A moist and flavorful jalapeño cheddar cornbread baked in a cast-iron skillet, perfect as a side for chili or any game day meal.
Author:purejoyalex
Prep Time:15 min
Cook Time:25 min
Total Time:40 min
Yield:8 servings 1x
Category:Side Dish
Method:Baking
Cuisine:American
Diet:Vegetarian
Ingredients
Scale
1 cup all-purpose flour
1 cup yellow cornmeal
1/4 cup granulated sugar
2 teaspoons baking powder
1/2 teaspoon baking soda
1 teaspoon salt
1 cup buttermilk
1/2 cup unsalted butter, melted
2 large eggs
1–2 jalapeños, finely diced (seeds removed for less heat)

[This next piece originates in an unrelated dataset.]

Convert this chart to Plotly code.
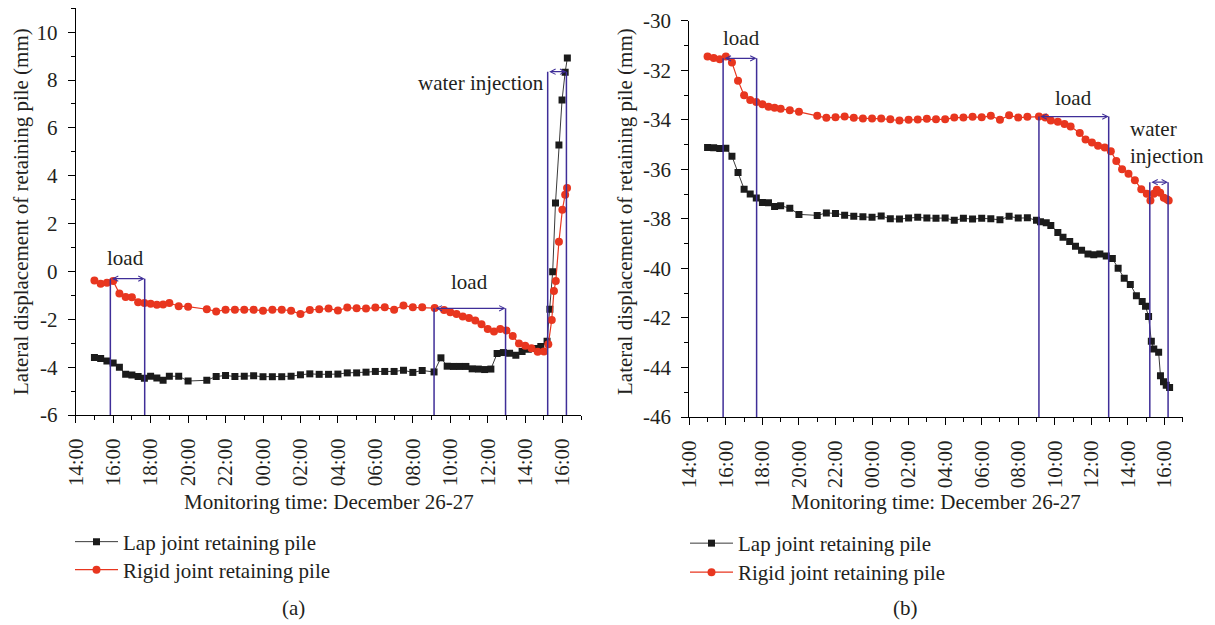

1 cup shredded cheddar cheese
Instructions
Preheat your oven to 400°F (200°C). Place a 10-inch cast-iron skillet in the oven to preheat.
In a large bowl, whisk together the flour, cornmeal, sugar, baking powder, baking soda, and salt.
In a separate medium bowl, whisk together the buttermilk, melted butter, and eggs until well combined.
Pour the wet ingredients into the dry ingredients and stir until just combined. Do not overmix.
Gently fold in the diced jalapeños and shredded cheddar cheese.
Carefully remove the hot cast-iron skillet from the oven. Pour the batter into the hot skillet. The batter will sizzle.
Bake for 20-25 minutes, or until a wooden skewer inserted into the center comes out clean and the top is golden brown.
Let the cornbread cool in the skillet for a few minutes before slicing and serving.
Notes
For a milder cornbread, remove all seeds and membranes from the jalapeños.
If you don’t have buttermilk, you can make a substitute by mixing 1 cup of milk with 1 tablespoon of lemon juice or white vinegar and letting it sit for 5 minutes.
This cornbread pairs wonderfully with chili, stews, or as a side for barbecue.